→ **To be done**
Transcribe every line exactly and omit anything that is a picture.

→ **Collected data**
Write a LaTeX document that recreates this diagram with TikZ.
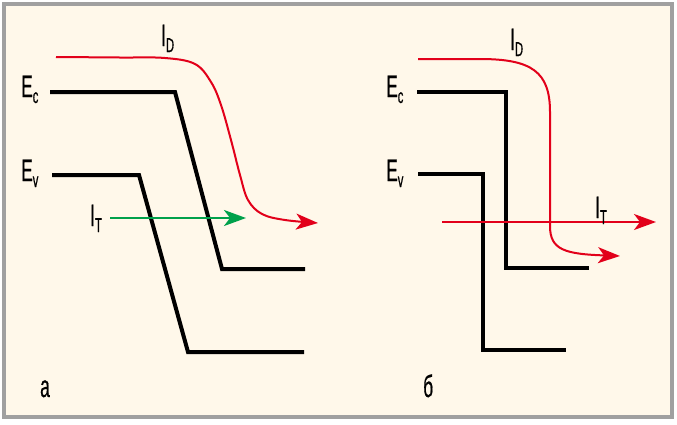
\documentclass[tikz,border=0pt]{standalone}
\usepackage{fontspec}
\setmainfont{Liberation Sans}[FakeStretch=0.56,FakeBold=0.5]
\usetikzlibrary{arrows.meta}
\definecolor{cream}{HTML}{FFF8EA}
\definecolor{framegray}{HTML}{A0A0A0}
\definecolor{bandred}{HTML}{E2001A}
\definecolor{bandgreen}{HTML}{00A14B}
\newcommand\bandlbl[2]{#1\raisebox{-6pt}{\fontsize{20}{20}\selectfont #2}}
\tikzset{
  band/.style={line width=4pt, black, miter limit=10},
  current/.style={line width=2pt, -{Stealth[length=22pt,width=16pt,inset=6pt]}},
  lbl/.style={inner sep=0pt, anchor=base west, font=\fontsize{31}{31}\selectfont},
}
\begin{document}
\begin{tikzpicture}[x=1pt,y=-1pt]
\useasboundingbox (0,0) rectangle (677,424);
\fill[white] (0,0) rectangle (677,424);
\draw[framegray, line width=4pt, fill=cream] (4,4) rectangle (672,417);

% panel a
\draw[band] (50,92) -- (175,92) -- (222,269) -- (305,269);
\draw[band] (52,175) -- (139,175) -- (188,352) -- (304,352);
\coordinate (ida0) at (56,57);
\coordinate (ida1) at (318,223);
\draw[current, bandred] plot[smooth, tension=0.6] coordinates {(56,57) (120,57.5) (165,58) (195,64) (211,82) (221,105) (231,140) (240,175) (248,200) (262,214) (285,220) (318,223)};
\coordinate (ita0) at (110,218);
\coordinate (ita1) at (246,218);
\draw[current, bandgreen, line width=2.4pt] (ita0) -- (ita1);
\node[lbl] (eca) at (21,97) {\bandlbl{E}{c}};
\node[lbl] (eva) at (21,181) {\bandlbl{E}{v}};
\node[lbl] (idla) at (161,46) {\bandlbl{I}{D}};
\node[lbl] (itla) at (90,226) {\bandlbl{I}{T}};
\node[lbl] (pa) at (40,397) {а};

% panel b
\draw[band] (417,92) -- (506,92) -- (506,268) -- (589,268);
\draw[band] (418,174) -- (483,174) -- (483,350) -- (566,350);
\coordinate (idb0) at (418,59);
\coordinate (idb1) at (620,256);
\draw[current, bandred] (idb0) -- (480,59) .. controls (532,59) and (550,72) .. (550,112) -- (550,226) .. controls (550,250) and (565,254) .. (idb1);
\coordinate (itb0) at (442,222);
\coordinate (itb1) at (656,222);
\draw[current, bandred] (itb0) -- (itb1);
\node[lbl] (ecb) at (386,97) {\bandlbl{E}{c}};
\node[lbl] (evb) at (386,181) {\bandlbl{E}{v}};
\node[lbl] (idlb) at (510,50) {\bandlbl{I}{D}};
\node[lbl] (itlb) at (595,218) {\bandlbl{I}{T}};
\node[lbl] (pb) at (423,397) {б};
\end{tikzpicture}
\end{document}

→ **The solution**
Write a LaTeX document that recreates this diagram with TikZ.
\documentclass[tikz,border=0pt]{standalone}
\usepackage{fontspec}
\setmainfont{Liberation Sans}[FakeStretch=0.56,FakeBold=0.5]
\usetikzlibrary{arrows.meta}
\definecolor{cream}{HTML}{FFF8EA}
\definecolor{framegray}{HTML}{A0A0A0}
\definecolor{bandred}{HTML}{E2001A}
\definecolor{bandgreen}{HTML}{00A14B}
\newcommand\bandlbl[2]{#1\raisebox{-6pt}{\fontsize{20}{20}\selectfont #2}}
\tikzset{
  band/.style={line width=4pt, black, miter limit=10},
  current/.style={line width=2pt, -{Stealth[length=22pt,width=16pt,inset=6pt]}},
  lbl/.style={inner sep=0pt, anchor=base west, font=\fontsize{31}{31}\selectfont},
}
\begin{document}
\begin{tikzpicture}[x=1pt,y=-1pt]
\useasboundingbox (0,0) rectangle (677,424);
\fill[white] (0,0) rectangle (677,424);
\draw[framegray, line width=4pt, fill=cream] (4,4) rectangle (672,417);

% panel a
\draw[band] (50,92) -- (175,92) -- (222,269) -- (305,269);
\draw[band] (52,175) -- (139,175) -- (188,352) -- (304,352);
\coordinate (ida0) at (56,57);
\coordinate (ida1) at (318,223);
\draw[current, bandred] plot[smooth, tension=0.6] coordinates {(56,57) (120,57.5) (165,58) (195,64) (211,82) (221,105) (231,140) (240,175) (248,200) (262,214) (285,220) (318,223)};
\coordinate (ita0) at (110,218);
\coordinate (ita1) at (246,218);
\draw[current, bandgreen, line width=2.4pt] (ita0) -- (ita1);
\node[lbl] (eca) at (21,97) {\bandlbl{E}{c}};
\node[lbl] (eva) at (21,181) {\bandlbl{E}{v}};
\node[lbl] (idla) at (161,46) {\bandlbl{I}{D}};
\node[lbl] (itla) at (90,226) {\bandlbl{I}{T}};
\node[lbl] (pa) at (40,397) {а};

% panel b
\draw[band] (417,92) -- (506,92) -- (506,268) -- (589,268);
\draw[band] (418,174) -- (483,174) -- (483,350) -- (566,350);
\coordinate (idb0) at (418,59);
\coordinate (idb1) at (620,256);
\draw[current, bandred] (idb0) -- (480,59) .. controls (532,59) and (550,72) .. (550,112) -- (550,226) .. controls (550,250) and (565,254) .. (idb1);
\coordinate (itb0) at (442,222);
\coordinate (itb1) at (656,222);
\draw[current, bandred] (itb0) -- (itb1);
\node[lbl] (ecb) at (386,97) {\bandlbl{E}{c}};
\node[lbl] (evb) at (386,181) {\bandlbl{E}{v}};
\node[lbl] (idlb) at (510,50) {\bandlbl{I}{D}};
\node[lbl] (itlb) at (595,218) {\bandlbl{I}{T}};
\node[lbl] (pb) at (423,397) {б};
\end{tikzpicture}
\end{document}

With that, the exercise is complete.